- Dataset section
────────
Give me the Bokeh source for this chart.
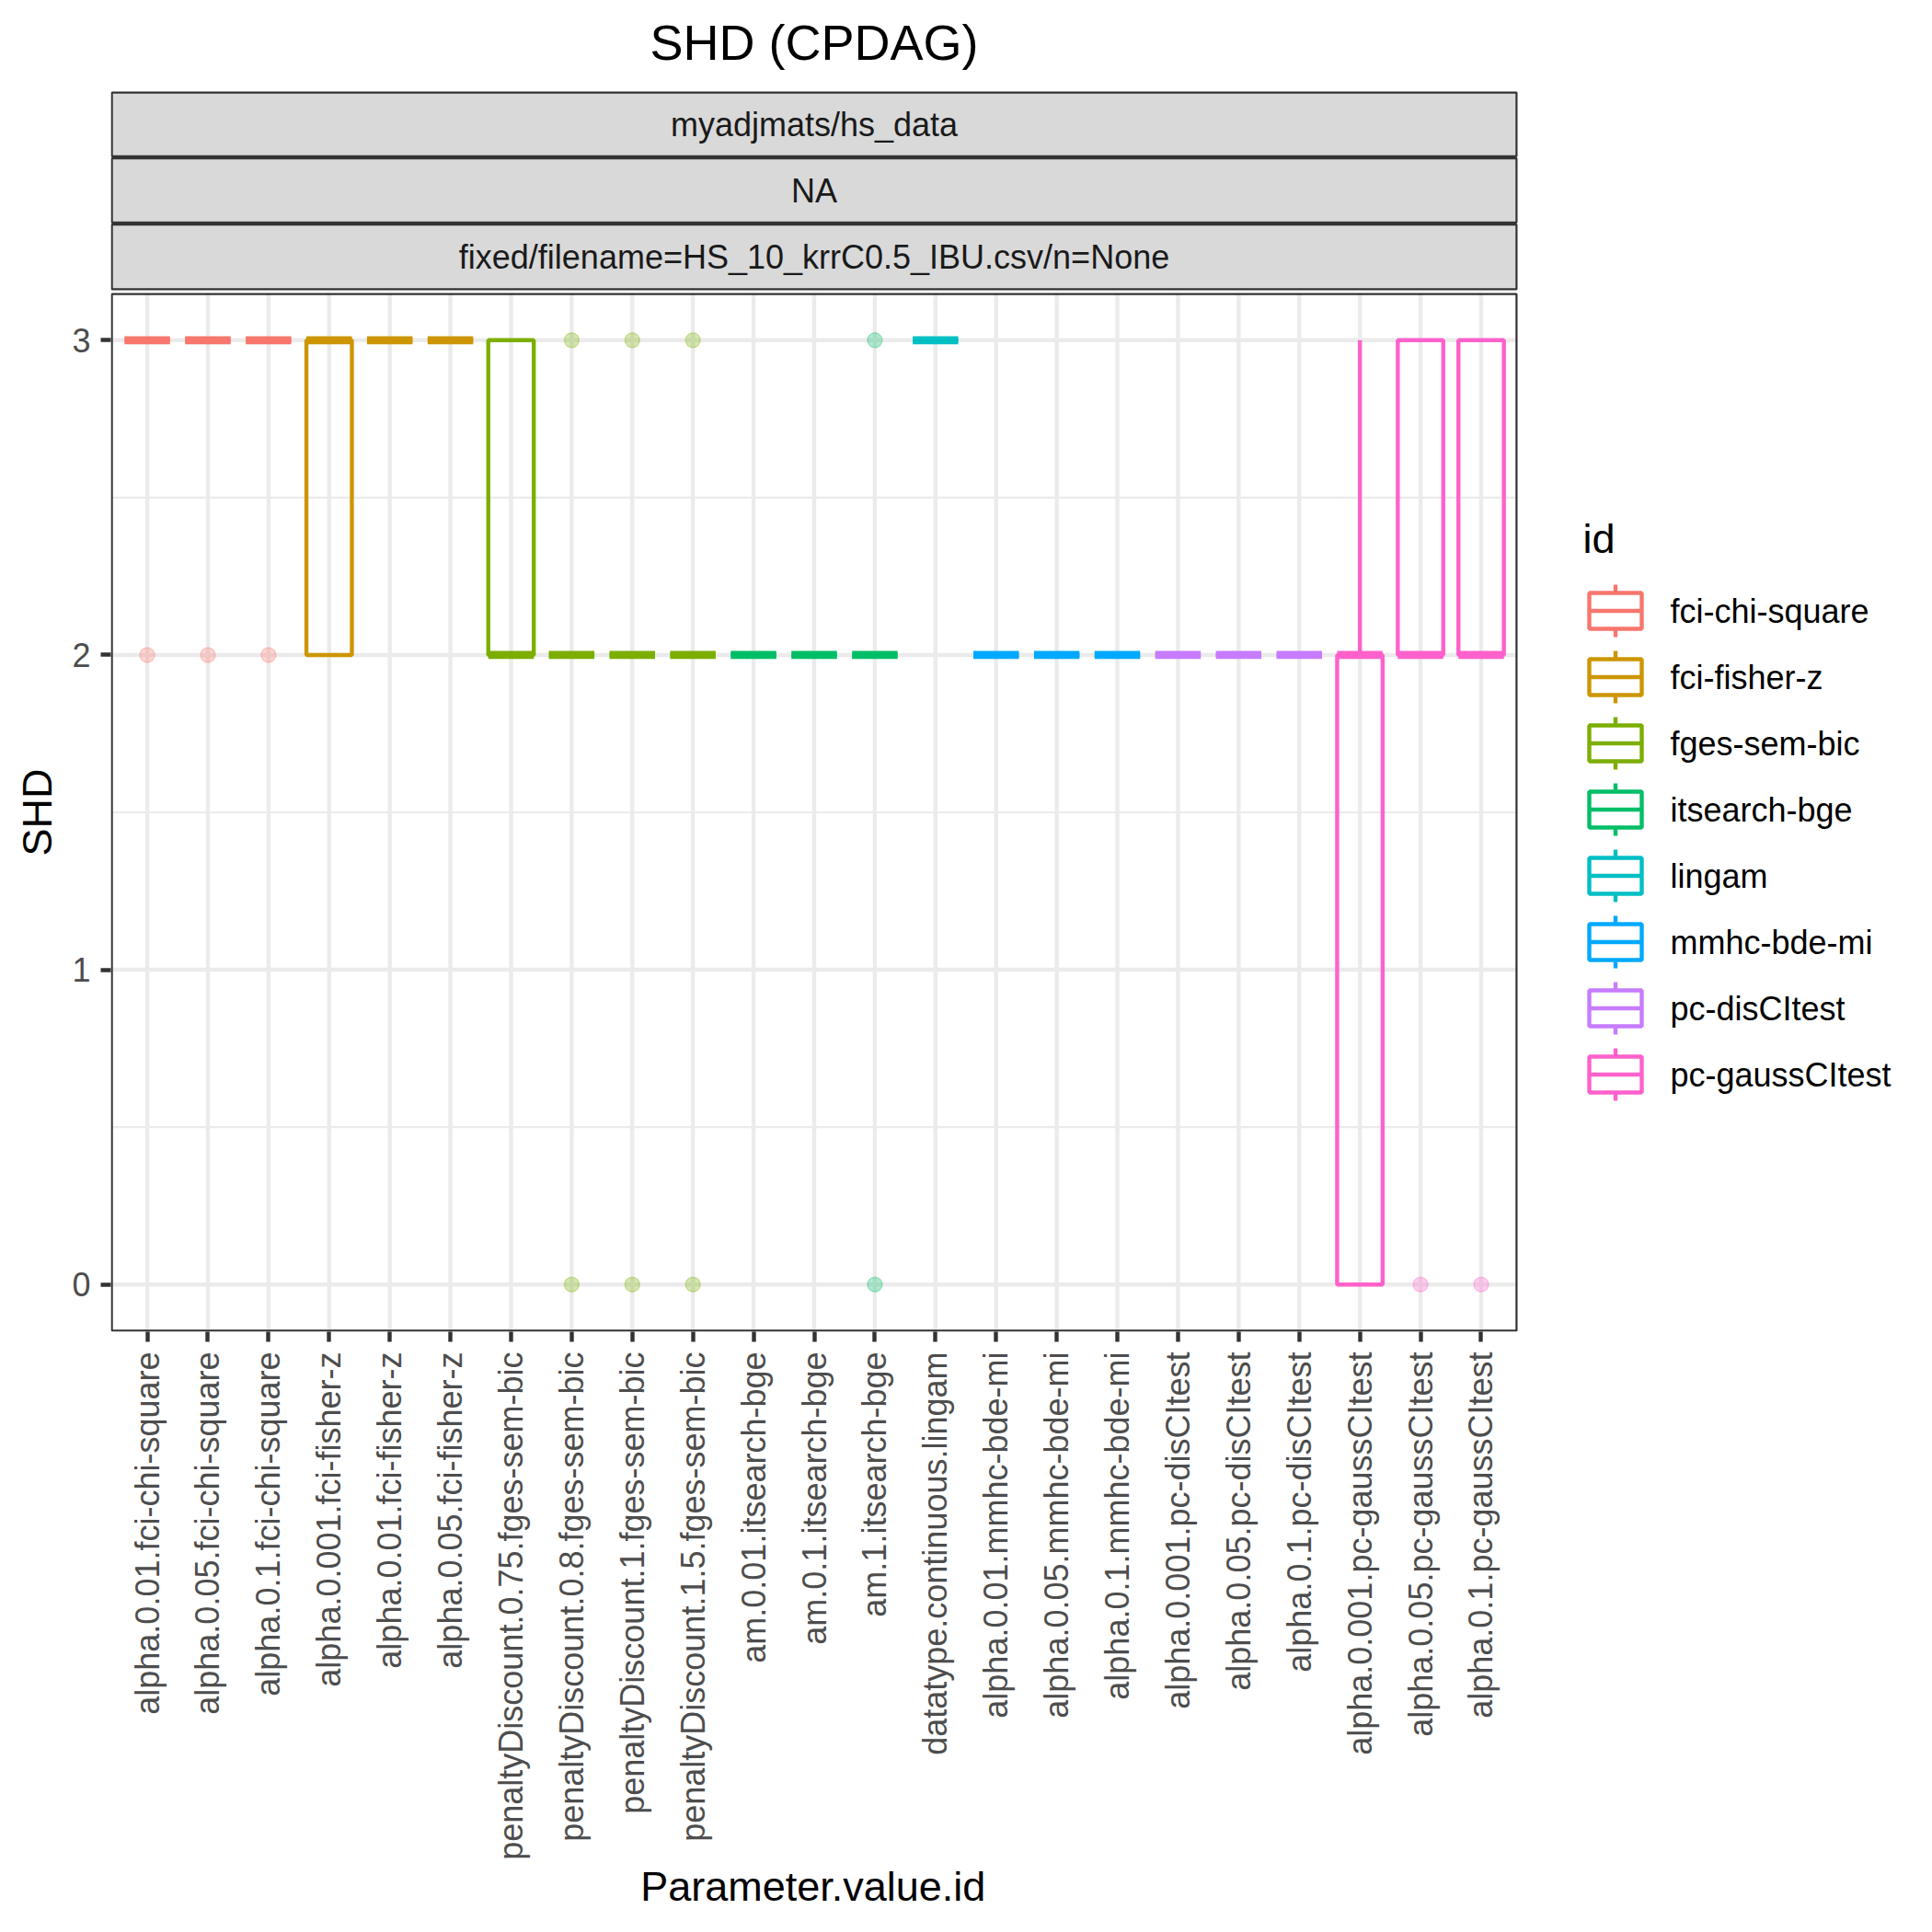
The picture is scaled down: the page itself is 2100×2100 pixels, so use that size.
import numpy as np
from bokeh.plotting import figure
from bokeh.models import Range1d, FixedTicker, Title
from bokeh.core.properties import value
from bokeh.embed import file_html
from bokeh.resources import INLINE

# ---------------- data ----------------
categories = [
    "alpha.0.01.fci-chi-square", "alpha.0.05.fci-chi-square", "alpha.0.1.fci-chi-square",
    "alpha.0.001.fci-fisher-z", "alpha.0.01.fci-fisher-z", "alpha.0.05.fci-fisher-z",
    "penaltyDiscount.0.75.fges-sem-bic", "penaltyDiscount.0.8.fges-sem-bic",
    "penaltyDiscount.1.fges-sem-bic", "penaltyDiscount.1.5.fges-sem-bic",
    "am.0.01.itsearch-bge", "am.0.1.itsearch-bge", "am.1.itsearch-bge",
    "datatype.continuous.lingam",
    "alpha.0.01.mmhc-bde-mi", "alpha.0.05.mmhc-bde-mi", "alpha.0.1.mmhc-bde-mi",
    "alpha.0.001.pc-disCItest", "alpha.0.05.pc-disCItest", "alpha.0.1.pc-disCItest",
    "alpha.0.001.pc-gaussCItest", "alpha.0.05.pc-gaussCItest", "alpha.0.1.pc-gaussCItest",
]
category_group = [
    "fci-chi-square", "fci-chi-square", "fci-chi-square",
    "fci-fisher-z", "fci-fisher-z", "fci-fisher-z",
    "fges-sem-bic", "fges-sem-bic", "fges-sem-bic", "fges-sem-bic",
    "itsearch-bge", "itsearch-bge", "itsearch-bge",
    "lingam",
    "mmhc-bde-mi", "mmhc-bde-mi", "mmhc-bde-mi",
    "pc-disCItest", "pc-disCItest", "pc-disCItest",
    "pc-gaussCItest", "pc-gaussCItest", "pc-gaussCItest",
]
box_q1 =       [3, 3, 3, 2, 3, 3, 2, 2, 2, 2, 2, 2, 2, 3, 2, 2, 2, 2, 2, 2, 0, 2, 2]
box_median =   [3, 3, 3, 3, 3, 3, 2, 2, 2, 2, 2, 2, 2, 3, 2, 2, 2, 2, 2, 2, 2, 2, 2]
box_q3 =       [3, 3, 3, 3, 3, 3, 3, 2, 2, 2, 2, 2, 2, 3, 2, 2, 2, 2, 2, 2, 2, 3, 3]
whisker_low =  [3, 3, 3, 2, 3, 3, 2, 2, 2, 2, 2, 2, 2, 3, 2, 2, 2, 2, 2, 2, 0, 2, 2]
whisker_high = [3, 3, 3, 3, 3, 3, 3, 2, 2, 2, 2, 2, 2, 3, 2, 2, 2, 2, 2, 2, 3, 3, 3]
outliers = [[2], [2], [2], [], [], [], [], [3, 0], [3, 0], [3, 0], [], [], [3, 0], [],
            [], [], [], [], [], [], [], [0], [0]]

groups = ["fci-chi-square", "fci-fisher-z", "fges-sem-bic", "itsearch-bge",
          "lingam", "mmhc-bde-mi", "pc-disCItest", "pc-gaussCItest"]
group_colors = ["#F8766D", "#CD9600", "#7CAE00", "#00BE67",
                "#00BFC4", "#00A9FF", "#C77CFF", "#FF61CC"]

y_ticks = [0, 1, 2, 3]
y_minor = [0.5, 1.5, 2.5]
strip_labels = ["myadjmats/hs_data", "NA", "fixed/filename=HS_10_krrC0.5_IBU.csv/n=None"]
title_text = "SHD (CPDAG)"
x_title = "Parameter.value.id"
y_title = "SHD"
legend_title = "id"

# ---------------- layout (reference pixel coordinates) ----------------
W = H = 2084
PL, PR, PT, PB = 120, 1649, 318, 1447        # panel
FL, FR, FT, FB = PL, W, 0, PB                 # plotting frame
X0, X1 = 0.4, len(categories) + 0.6
Y0, Y1 = -0.15, 3.15
sx = (X1 - X0) / (PR - PL)
sy = (Y1 - Y0) / (PB - PT)
X_END = X1 + (FR - PR) * sx
Y_END = Y1 + (PT - FT) * sy

FONT = "Liberation Sans"
BOX_W = 0.75
LW = 4.4
TICK_FS = "36px"
STRIP_FS = "36px"
TITLE_FS = "54px"
AXT_FS = "45px"
AXT_PX = 45.0

p = figure(width=W, height=H, title=None,
           x_range=Range1d(X0, X_END), y_range=Range1d(Y0, Y_END),
           output_backend="svg", toolbar_location=None,
           min_border_left=PL, min_border_right=0,
           min_border_top=0, min_border_bottom=H - PB)
p.extra_x_ranges = {"px": Range1d(FL, FR)}
p.extra_y_ranges = {"px": Range1d(FB, FT)}
p.outline_line_color = None
p.xgrid.visible = False
p.ygrid.visible = False
p.background_fill_color = "white"
p.border_fill_color = "white"

# axes
p.xaxis.ticker = FixedTicker(ticks=list(range(1, len(categories) + 1)))
p.xaxis.major_label_overrides = {i + 1: c for i, c in enumerate(categories)}
p.xaxis.major_label_orientation = np.pi / 2
p.yaxis.ticker = FixedTicker(ticks=y_ticks)
for ax in (p.xaxis, p.yaxis):
    ax.axis_line_color = None
    ax.minor_tick_line_color = None
    ax.major_tick_line_color = "#333333"
    ax.major_tick_line_width = LW
    ax.major_tick_out = 11
    ax.major_tick_in = 0
    ax.major_label_text_font = FONT
    ax.major_label_text_font_size = TICK_FS
    ax.major_label_text_color = "#4D4D4D"
p.xaxis.major_label_standoff = 11
p.yaxis.major_label_standoff = 11

# axis titles (as side titles so they can be centred on the panel)
x_title_w = 8.392 * AXT_PX      # advance width of the text in em units * size
y_title_w = 2.111 * AXT_PX
p.add_layout(Title(text=x_title, align="left",
                   offset=(PL + PR) / 2 - x_title_w / 2 - FL,
                   standoff=1, vertical_align="top",
                   text_font=FONT, text_font_size=AXT_FS, text_font_style="normal",
                   text_color="black"), "below")
p.add_layout(Title(text=y_title, align="left",
                   offset=FB - ((PT + PB) / 2 + y_title_w / 2),
                   standoff=19,
                   text_font=FONT, text_font_size=AXT_FS, text_font_style="normal",
                   text_color="black"), "left")

# panel background grid
xs = np.arange(1, len(categories) + 1)
p.segment(x0=xs, x1=xs, y0=Y0, y1=Y1, line_color="#EBEBEB", line_width=LW)
p.segment(x0=X0, x1=X1, y0=y_minor, y1=y_minor, line_color="#EBEBEB", line_width=LW / 2)
p.segment(x0=X0, x1=X1, y0=y_ticks, y1=y_ticks, line_color="#EBEBEB", line_width=LW)

# boxplots
col = [group_colors[groups.index(g)] for g in category_group]
q1 = np.array(box_q1, float)
q3 = np.array(box_q3, float)
med = np.array(box_median, float)
wl = np.array(whisker_low, float)
wh = np.array(whisker_high, float)

ox, oy, oc = [], [], []
for i, vals in enumerate(outliers):
    for v in vals:
        ox.append(xs[i]); oy.append(v); oc.append(col[i])
p.scatter(x=ox, y=oy, size=16, marker="circle", fill_color=oc, line_color=oc,
          fill_alpha=0.3, line_alpha=0.3, line_width=1.5)

p.segment(x0=xs, x1=xs, y0=q3, y1=wh, line_color=col, line_width=LW)
p.segment(x0=xs, x1=xs, y0=q1, y1=wl, line_color=col, line_width=LW)
p.quad(left=xs - BOX_W / 2, right=xs + BOX_W / 2, bottom=q1, top=q3,
       fill_color=None, line_color=col, line_width=LW)
p.segment(x0=xs - BOX_W / 2, x1=xs + BOX_W / 2, y0=med, y1=med,
          line_color=col, line_width=2 * LW)

# panel border
p.quad(left=PL + 1.1, right=PR - 1.1, top=PT + 1.1, bottom=PB - 1.1,
       fill_color=None, line_color="#333333", line_width=2.2,
       x_range_name="px", y_range_name="px")

# facet strips
strip_top = [99, 170.5, 242.5]
strip_bot = [170.5, 242.5, 315]
p.quad(left=PL + 1.1, right=PR - 1.1,
       top=[t + 1.1 for t in strip_top], bottom=[b - 1.1 for b in strip_bot],
       fill_color="#D9D9D9", line_color="#333333", line_width=2.2,
       x_range_name="px", y_range_name="px")
p.text(x=(PL + PR) / 2, y=[(t + b) / 2 for t, b in zip(strip_top, strip_bot)],
       text=strip_labels, text_font=value(FONT), text_font_size=STRIP_FS,
       text_color="#1A1A1A", text_align="center", text_baseline="middle",
       x_range_name="px", y_range_name="px")

# plot title
p.text(x=[(PL + PR) / 2], y=[45], text=[title_text], text_font=value(FONT),
       text_font_size=TITLE_FS, text_color="black", text_align="center",
       text_baseline="middle", x_range_name="px", y_range_name="px")

# legend
LEG_X0, LEG_X1 = 1727, 1784
LEG_Y0, LEG_DY = 663.5, 72
cy = np.array([LEG_Y0 + i * LEG_DY for i in range(len(groups))])
cx = (LEG_X0 + LEG_X1) / 2
p.text(x=[1720], y=[585], text=[legend_title], text_font=value(FONT),
       text_font_size=AXT_FS, text_color="black", text_align="left",
       text_baseline="middle", x_range_name="px", y_range_name="px")
p.segment(x0=cx, x1=cx, y0=cy - 28.5, y1=cy + 28.5, line_color=group_colors,
          line_width=LW, x_range_name="px", y_range_name="px")
p.quad(left=LEG_X0, right=LEG_X1, top=cy - 19.5, bottom=cy + 19.5,
       fill_color="white", line_color=group_colors, line_width=LW,
       x_range_name="px", y_range_name="px")
p.segment(x0=LEG_X0, x1=LEG_X1, y0=cy, y1=cy, line_color=group_colors,
          line_width=LW, x_range_name="px", y_range_name="px")
p.text(x=1815, y=cy, text=groups, text_font=value(FONT),
       text_font_size=STRIP_FS, text_color="black", text_align="left",
       text_baseline="middle", x_range_name="px", y_range_name="px")

open("out.html", "w").write(file_html(p, INLINE))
────────
Copy verbatim the line that contains "The picture is", the line that contains "from bokeh.resources import INLINE", and all lines between them.

The picture is scaled down: the page itself is 2100×2100 pixels, so use that size.
import numpy as np
from bokeh.plotting import figure
from bokeh.models import Range1d, FixedTicker, Title
from bokeh.core.properties import value
from bokeh.embed import file_html
from bokeh.resources import INLINE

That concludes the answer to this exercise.